A structured-segregated approach for modeling the dynamics of microbial populations in the three-dimensional turbulent field of a stirred-tank bioreactor

Special Symposium - Biotechnology

Invited Session on Biotechnology: Honoring Prof. John Villadsen (S-3)

Prof Matthias Reuss
University of Stuttgart
Institute of Biochemical Engineering
Allmandring 31, D-70569 Stuttgart
Germany

Keywords: Cellular systems, bioproduction processes, bioreactor modelling

A structured-segregated approach for modeling the dynamics of microbial populations in the three-dimensional turbulent field of a stirred-tank bioreactor – travelling along the lifelines of single cells

Matthias Reuss and Alexei Lapin (keynote lecture)

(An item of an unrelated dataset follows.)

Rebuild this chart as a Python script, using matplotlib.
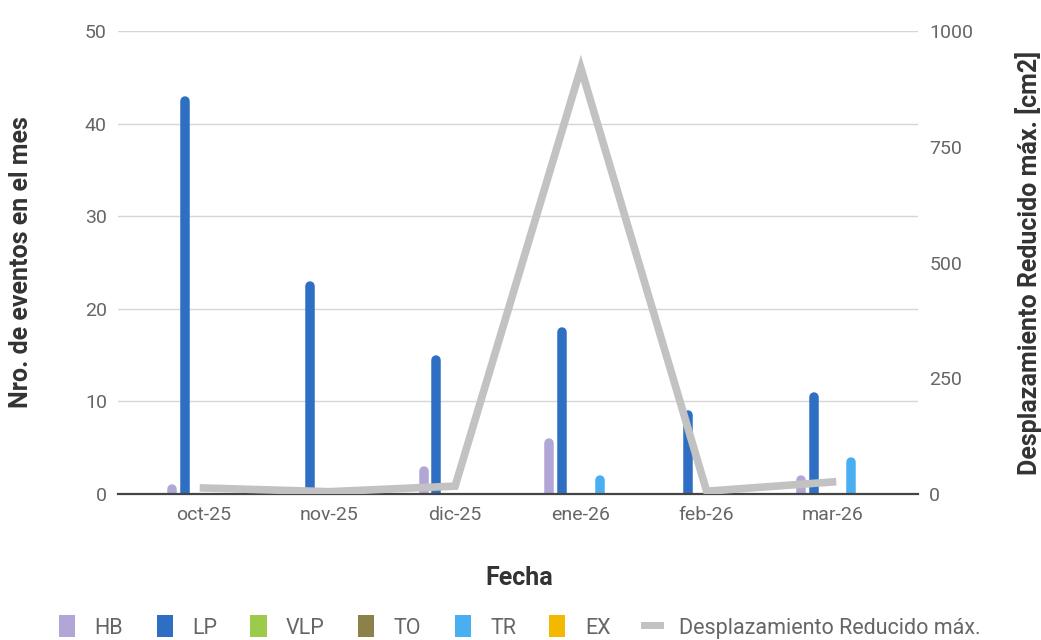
import matplotlib
matplotlib.use("Agg")
import matplotlib.pyplot as plt
from matplotlib.lines import Line2D
from matplotlib.patches import Patch
import numpy as np

plt.rcParams['font.family'] = ['Roboto', 'DejaVu Sans']

categories = ["oct-25", "nov-25", "dic-25", "ene-26", "feb-26", "mar-26"]
series_names = ["HB", "LP", "VLP", "TO", "TR", "EX"]
HB = [1, 0.7, 3, 6, 0, 2]
LP = [43, 23, 15, 18, 9, 11]
VLP = [0, 0, 0, 0, 0, 0]
TO = [0, 0, 0, 0, 0, 0]
TR = [0, 0, 0, 2, 0, 4]
EX = [0, 0, 0, 0, 0, 0]
desplazamiento = [13, 5, 17, 920, 6, 26]
colors = ["#b1a6d6", "#2f6fc3", "#9ccb4b", "#8c8249", "#4aaff0", "#f5b800"]
line_color = "#c2c2c2"

W, H, DPI = 1041, 640, 100
fig = plt.figure(figsize=(W / DPI, H / DPI), dpi=DPI)
ax_h_px = 463
ax = fig.add_axes([118 / W, 1 - 494 / H, 800 / W, ax_h_px / H])
ax2 = ax.twinx()

ymax = 50
x = np.arange(len(categories))
data = [HB, LP, VLP, TO, TR, EX]
step = 0.1
bar_px = 9.5
lw_pt = bar_px * 72 / DPI
r_data = (bar_px / 2) / (ax_h_px / ymax)
for i, (vals, c) in enumerate(zip(data, colors)):
    off = (i - 2.5) * step
    for xi, v in zip(x, vals):
        if v > 0:
            top = max(v - r_data, 0)
            ax.plot([xi + off, xi + off], [0, top], color=c, lw=lw_pt,
                    solid_capstyle='round', zorder=3)

ax2.plot(x, desplazamiento, color=line_color, lw=5.5, zorder=4, solid_joinstyle='miter')

ax.set_xlim(-0.68, 5.68)
ax.set_ylim(0, ymax)
ax2.set_ylim(0, 1000)
ax.set_yticks([0, 10, 20, 30, 40, 50])
ax2.set_yticks([0, 250, 500, 750, 1000])
ax.set_xticks(x)
ax.set_xticklabels(categories)
ax.grid(axis='y', color='#d6d6d6', lw=1, zorder=0)
ax.set_axisbelow(True)
for a in (ax, ax2):
    for s in ['left', 'right', 'top', 'bottom']:
        a.spines[s].set_visible(False)
ax.axhline(0, color='#444444', lw=1.6, zorder=5, clip_on=False)
ax.tick_params(axis='y', length=0, labelsize=14, colors='#666666', pad=8)
ax.tick_params(axis='x', length=0, labelsize=14, colors='#666666', pad=9)
ax2.tick_params(axis='y', length=0, labelsize=14, colors='#666666', pad=8)

lab_kw = dict(fontsize=18, fontweight='bold', color='#333333')
ax.set_ylabel("Nro. de eventos en el mes", **lab_kw)
ax2.set_ylabel("Desplazamiento Reducido máx. [cm2]", **lab_kw)
ax.yaxis.label.set_va('center')
ax2.yaxis.label.set_va('center')
ax.yaxis.set_label_coords(-(118 - 21) / 800, 0.5)
ax2.yaxis.set_label_coords(1 + (1029 - 918) / 800, 0.5)
ax.set_xlabel("Fecha", **lab_kw)
ax.xaxis.set_label_coords(0.5 - (118 + 400 - 519) / 800, -(578 - 494) / ax_h_px)
ax.xaxis.label.set_va('center')

handles = [Patch(facecolor=c, edgecolor='none') for c in colors]
handles.append(Line2D([0], [0], color=line_color, lw=5))
labels = series_names + ["Desplazamiento Reducido máx."]
leg = fig.legend(handles, labels, loc='center', bbox_to_anchor=(520 / W, 1 - 627 / H), ncol=7,
                 frameon=False, fontsize=15.5, handlelength=0.75, handleheight=1.2,
                 columnspacing=1.55, handletextpad=0.9)
for t in leg.get_texts():
    t.set_color('#666666')

fig.savefig("out.png", dpi=DPI)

The physiological state of cellular systems and its related behaviour with respect to growth and product formation is the result of the complex interplay between the extracellular environment and the cellular machinery. Functionality of a biosystem for the purpose of bioproduction processes is therefore determined by the cooperative actions of the extracellular stimuli and dynamic responses inside the biological phase. Optimal engineering of bioreactors in which living cells function as the factories is further complicated because of the dynamic variations of the extracellular environment. This in turn may result in drastic changes in metabolism and final outcome of the process. A quantitative description of these phenomena should consequently rest upon the two interwoven aspects of structured bioreactor modelling:

(1) Complex interactions between the functional units of the cells, including the mathematical formulation of the dynamics of metabolism and the key regulation of this network in response to changes in the environment.
(2) Structure of the abiotic phases of the bioreactor to analyse mixing and other transport phenomena between the phases causing gradients in the concentrations of various substrates and products.

The contribution aims at introducing an Euler-Lagrange approach to characterize the behaviour of the heterogeneous cell population in a stirred-tank bioreactor with non-ideal mixing. The approach allows one to describe population behaviour at the outcome of the interaction between the intracellular state of the individual cell and the turbulent flow field in the reactor. The modelling approach and the numerical method employed are based on an Euler-Lagrange formulation of the system combined with a fractional-step method to allow for a stable, accurate, and numerically efficient solution of the underlying equations. This strategy permits one to account for the heterogeneity present in real reactors in both the abiotic and biotic phases. The example of sugar uptake (phosphotransferase system, PTS) of Escherichia coli cells growing in a fed-batch culture is used to illustrate the application of the approach. The activity of the uptake system depends on the local concentration of glucose as well as the ratio of the intracellular concentrations of phosphoenolpyruvate and pyruvate, which in turn is a function of the history of the individual cell. The simulation results point to distinct differences in the viability of the cells at different scale of operation.

Presented Wednesday 19, 15:30 to 16:00, in session Invited Session on Biotechnology: Honoring Prof. John Villadsen (S-3).